When the team chose to go to war for the 2026 Opening day with a bullpen that featured
- 5 Wavier claims (Poulin, Varland, Waldichuk, Schultz, and yes Lovelady counts here)
- 1 MLFAs (Perez), and
- 2 trade acquisitions with negligible MLB service time (Beeter, Granillo)
… one could probably have been a little concerned about how they’d fare.
Well, 3 weeks in, we have our answer. They’ve already made use of every other reliever on the 40-man at some point (Rutledge, Ribalta, and Fernandez … yet another Waiver claim) plus have made use of two starters (Parker and Alvarez) to eat innings with varying success.
As Mark Zuckerman pointed out, with Fernandez’s ridiculously awful outing last night (where he gave up 2 hits, 2 walks, threw a pitch to the backstop, and bounced so many balls in the dirt that his catcher Millas seemed completely fed up when one of them caught him flush in the hand), the team has now used 21 pitchers already, including one mop-up inning from outfielder Joey Weimer.

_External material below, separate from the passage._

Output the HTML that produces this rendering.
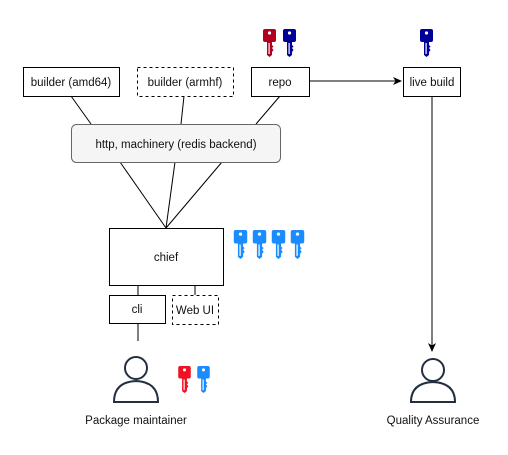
<!DOCTYPE html>
<html><head><style>
body{margin:0;background:#fff;}
svg text{font-family:"Liberation Sans",sans-serif;font-size:11.5px;fill:#111;}
</style></head><body>
<svg width="508" height="450" viewBox="0 0 508 450" xmlns="http://www.w3.org/2000/svg">
<defs>
<symbol id="k" viewBox="0 0 13 28">
<path d="M2 0H11Q13 0 13 2V11Q13 13 11 13H9V16L10.5 17.5L9 19L10.5 21L9 23V26L6.5 28L4 26V13H2Q0 13 0 11V2Q0 0 2 0Z"/>
<circle cx="6.5" cy="4" r="1.6" fill="#fff"/>
<rect x="5.5" y="14" width="1.2" height="11" fill="#fff"/>
</symbol>
<marker id="a" markerWidth="10" markerHeight="10" refX="8" refY="4" orient="auto" markerUnits="userSpaceOnUse"><path d="M0 0L9 4L0 8L2.5 4Z" fill="#000"/></marker>
</defs>
<g stroke="#000" stroke-width="1" fill="none">
<line x1="71" y1="96" x2="91" y2="124"/>
<line x1="184" y1="96" x2="181" y2="124"/>
<line x1="280" y1="96" x2="256" y2="124"/>
<line x1="120" y1="162" x2="166" y2="228"/>
<line x1="175" y1="162" x2="166" y2="228"/>
<line x1="222" y1="162" x2="166" y2="228"/>
<line x1="138" y1="285" x2="138" y2="295"/>
<line x1="195" y1="285" x2="195" y2="295"/>
<line x1="138" y1="323" x2="138" y2="341"/>
<line x1="309" y1="81" x2="401" y2="81" marker-end="url(#a)"/>
<line x1="432" y1="96" x2="432" y2="351" marker-end="url(#a)"/>
<rect x="23.5" y="67.5" width="96" height="29" fill="#fff"/>
<rect x="137.5" y="67.5" width="96" height="29" fill="#fff" stroke-dasharray="3,3"/>
<rect x="251.5" y="67.5" width="58" height="29" fill="#fff"/>
<rect x="403.5" y="67.5" width="57" height="29" fill="#fff"/>
<rect x="71.5" y="124.5" width="209" height="38" rx="5" fill="#f5f5f5" stroke="#666"/>
<rect x="109.5" y="228.5" width="114" height="57" fill="#fff"/>
<rect x="109.5" y="295.5" width="56" height="28" fill="#fff"/>
<rect x="172.5" y="295.5" width="46" height="29" fill="#fff" stroke-dasharray="3,3"/>
</g>
<g stroke="#232f3e" stroke-width="2" fill="#fff">
<circle cx="136" cy="368" r="11"/>
<path d="M114 402Q114 382 136 381Q158 382 158 402Z"/>
<circle cx="433" cy="370" r="11"/>
<path d="M411 402Q411 383 433 382Q455 383 455 402Z"/>
</g>
<text x="71" y="86" text-anchor="middle">builder (amd64)</text>
<text x="185" y="86" text-anchor="middle">builder (armhf)</text>
<text x="280" y="86" text-anchor="middle">repo</text>
<text x="432" y="86" text-anchor="middle">live build</text>
<text x="176" y="148" text-anchor="middle" fill="#333">http, machinery (redis backend)</text>
<text x="166" y="261" text-anchor="middle">chief</text>
<text x="137" y="313" text-anchor="middle">cli</text>
<text x="195" y="314" text-anchor="middle">Web UI</text>
<text x="136" y="424" text-anchor="middle" font-size="11">Package maintainer</text>
<text x="433" y="424" text-anchor="middle" font-size="11">Quality Assurance</text>
<use href="#k" x="263" y="29" width="13" height="28" fill="#b3001e"/>
<use href="#k" x="283" y="29" width="13" height="28" fill="#000099"/>
<use href="#k" x="420" y="29" width="13" height="28" fill="#000099"/>
<use href="#k" x="233" y="230" width="15" height="29" fill="#1a8cff"/>
<use href="#k" x="252" y="230" width="15" height="29" fill="#1a8cff"/>
<use href="#k" x="271" y="230" width="15" height="29" fill="#1a8cff"/>
<use href="#k" x="290" y="230" width="15" height="29" fill="#1a8cff"/>
<use href="#k" x="178" y="366" width="13" height="27" fill="#ee1122"/>
<use href="#k" x="197" y="366" width="13" height="27" fill="#1a8cff"/>
</svg>
</body></html>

21 pitchers. That’s hard to do when you only have 25 arms on the entire 40-man roster, and four of them are on the 60-day DL.

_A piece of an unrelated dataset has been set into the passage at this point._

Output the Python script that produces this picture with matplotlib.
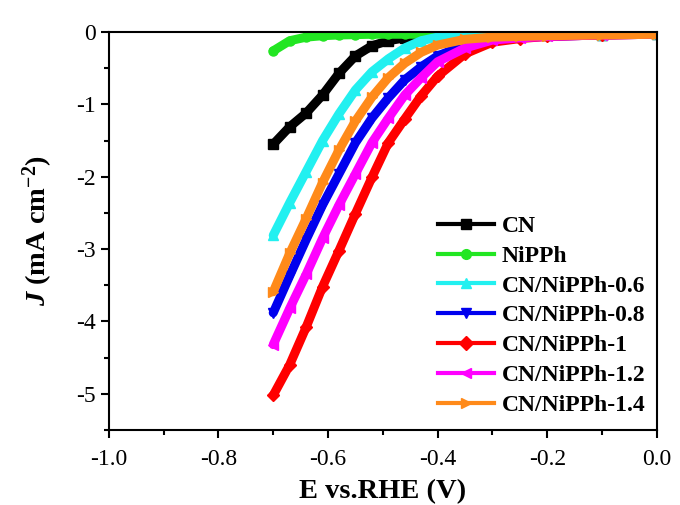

Already, the Nats bullpen is last in the league in fWAR, 29th in FIP, 27th in ERA, 30th in K/9.
Clearly, this isn’t sustainable. But, I’m not entirely sure where they go from here. It’s one thing when you build a bullpen as Rizzo did so frequently in the past, from a combination of holdovers, veteran FAs, and call-ups. At least there you weren’t rolling the dice with 75% of the pen. But with so many trash-heap players, who other teams didn’t even think were worthy of keeping a 40-man spot, let alone a 26-man active roster spot, this was always going to be a recipe for disaster.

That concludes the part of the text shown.